I just need some advice I've been with my (36f) partner (43m)for nearly 5 years. He has a daughter (10). We get on really well and she does love me. I love her. We have just bought a house.

Since buying it We have argued a lot. I've put my savings into the house and covered the deposit. I also got a second job to cover solicitor fees. He's really busy with his job that can have him up on call

When we started seeing each other, we had the chat where I said I want my own children. He said he wanted more.

Now fast forward to now. We've brought up having children in front of his daughter. She started crying and saying she doesn't want that. She is my partner's world. I think I have been resenting her because of it. And when she's sassy towards me, I usually let it slip, but recently I've snapped at her and it's caused an argument.

I work from home and in the new house we have an outside shed that is going to be my office. I'm currently working from the kitchen table, which causes tension as my job is quite full on, so could easily stay working later. When we were talking about getting the office ready, SD wants her own desk in there for her natural history bits. This caused me to get frustrated but I didn't say anything. I'm largely to blame for my terrible communication, it stems from bad past relationships so I'm terrified ill say the wrong thing and this one will crumble.

It's all come to a head tonight, we've had another argument around how I'm snappy etc. But my partner is also snappy and he hasn't admitted why. So I feel like the problem. Apparently he feels like he can't do anything right either.

Our private time has been suffering as I have come off contraception, not to get pregnant but because it was screwing with me, I take my temp every morning. Tonight he said, he didnt see the point of my doing this, it wakes him up and it's not working. He also revealed he now does not get pleasure from s** because he has to wear protection. The point of me doing my temp was to track my non fertile days.

Long story short as I'm waffling. I finally told him about the baby thing and the resentment, he revealed he's cross at me because of how short I am with his daughter. He told me he loved me and was sorry my life hasn't been the way I imagined and that he wouldn't blame me for leaving.

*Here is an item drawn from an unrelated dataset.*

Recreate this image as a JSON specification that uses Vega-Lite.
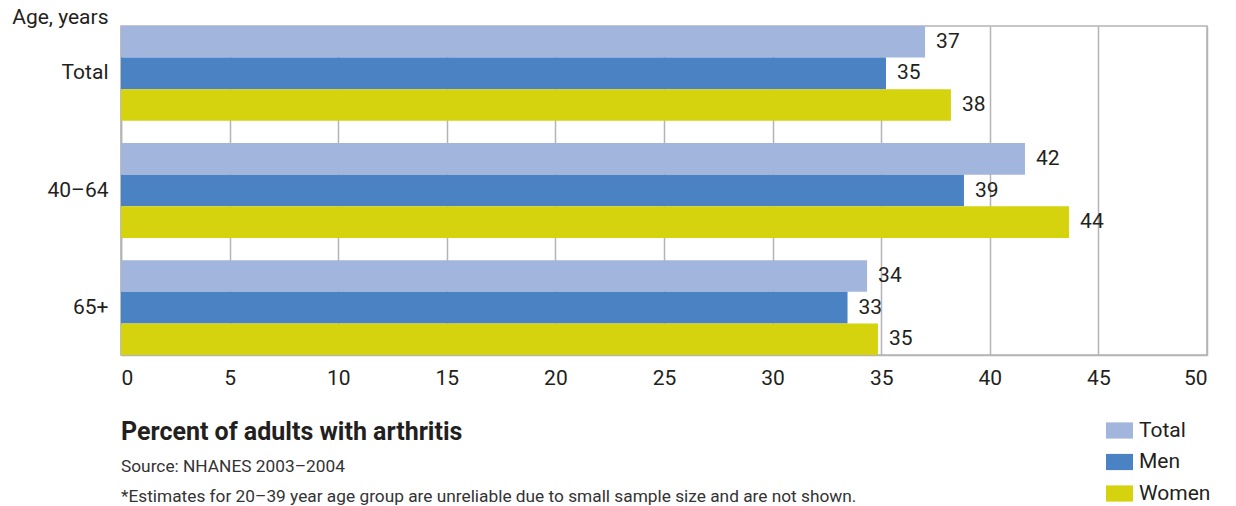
{
  "$schema": "https://vega.github.io/schema/vega-lite/v6.json",
  "autosize": {"type": "none"},
  "padding": {"left": 121, "top": 26, "right": 29, "bottom": 151},
  "width": 1086,
  "height": 329,
  "background": "white",
  "config": {
    "font": "Roboto",
    "view": {"stroke": "#b4b4b4", "strokeWidth": 1.5}
  },
  "title": {
    "text": "Percent of adults with arthritis",
    "subtitle": ["Source: NHANES 2003–2004", "*Estimates for 20–39 year age group are unreliable due to small sample size and are not shown."],
    "orient": "bottom",
    "anchor": "start",
    "frame": "group",
    "offset": -84,
    "font": "Roboto",
    "fontSize": 25,
    "fontWeight": "bold",
    "color": "#231f20",
    "subtitleFont": "Roboto",
    "subtitleFontSize": 17.3,
    "subtitleColor": "#333333",
    "subtitleLineHeight": 29.5,
    "subtitlePadding": 13
  },
  "data": {
    "values": [
      {"age": "Total", "series": "Total", "pct": 37.02},
      {"age": "Total", "series": "Men", "pct": 35.22},
      {"age": "Total", "series": "Women", "pct": 38.21},
      {"age": "40–64", "series": "Total", "pct": 41.62},
      {"age": "40–64", "series": "Men", "pct": 38.81},
      {"age": "40–64", "series": "Women", "pct": 43.65},
      {"age": "65+", "series": "Total", "pct": 34.35},
      {"age": "65+", "series": "Men", "pct": 33.45},
      {"age": "65+", "series": "Women", "pct": 34.85}
    ]
  },
  "encoding": {
    "y": {
      "field": "age",
      "type": "nominal",
      "sort": ["Total", "40–64", "65+"],
      "scale": {"paddingInner": 0.19, "paddingOuter": 0},
      "axis": {
        "title": "Age, years",
        "titleAngle": 0,
        "titleAlign": "right",
        "titleBaseline": "alphabetic",
        "titleX": -13,
        "titleY": -3,
        "titleFontSize": 21,
        "titleFontWeight": "normal",
        "titleColor": "#231f20",
        "labelFontSize": 21,
        "labelColor": "#231f20",
        "labelPadding": 13,
        "ticks": false,
        "domainColor": "#b4b4b4",
        "domainWidth": 1.5,
        "grid": false
      }
    },
    "yOffset": {
      "field": "series",
      "type": "nominal",
      "sort": ["Total", "Men", "Women"],
      "scale": {"paddingInner": 0, "paddingOuter": 0}
    },
    "x": {
      "field": "pct",
      "type": "quantitative",
      "scale": {"domain": [0, 50], "nice": false},
      "axis": {
        "title": null,
        "values": [0, 5, 10, 15, 20, 25, 30, 35, 40, 45, 50],
        "labelFontSize": 21,
        "labelColor": "#231f20",
        "labelPadding": 12,
        "ticks": false,
        "domainColor": "#b4b4b4",
        "domainWidth": 1.5,
        "gridColor": "#b4b4b4",
        "gridWidth": 1.5
      }
    }
  },
  "layer": [
    {
      "mark": {"type": "bar"},
      "encoding": {
        "color": {
          "field": "series",
          "type": "nominal",
          "sort": ["Total", "Men", "Women"],
          "scale": {"domain": ["Total", "Men", "Women"], "range": ["#a2b5dc", "#4a82c3", "#d5d20e"]},
          "legend": {
            "title": null,
            "orient": "none",
            "legendX": 985,
            "legendY": 391,
            "symbolType": "M-1,-0.6H1V0.6H-1Z",
            "symbolSize": 729,
            "symbolStrokeWidth": 0,
            "labelFontSize": 21,
            "labelColor": "#231f20",
            "labelOffset": 6,
            "rowPadding": 7.5
          }
        }
      }
    },
    {
      "mark": {"type": "text", "align": "left", "baseline": "middle", "dx": 11, "fontSize": 21, "color": "#231f20"},
      "encoding": {
        "text": {"field": "pct", "type": "quantitative", "format": ".0f"}
      }
    }
  ]
}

We've both admitted to a wider problem, but i don't want this to end, I love him and his daughter. How do I fix this? How do I stop feeling so alone? I feel so guilty. Am I wallowing? I am so lost

Edit just to clarify: SD did get her space in the office, I doubt it'll be used at all. She's a good kid and a pleasant one. She does always get her way though. Her opinion is always asked for by her dad. While I want her to be happy, I ultimately won't consider her opinion to be the way forward. Her dad and her are very close. He refers to them both as "we". Im an add on. Maybe more enlightenment as to why I feel resentful. Which i fully admit is not healthy.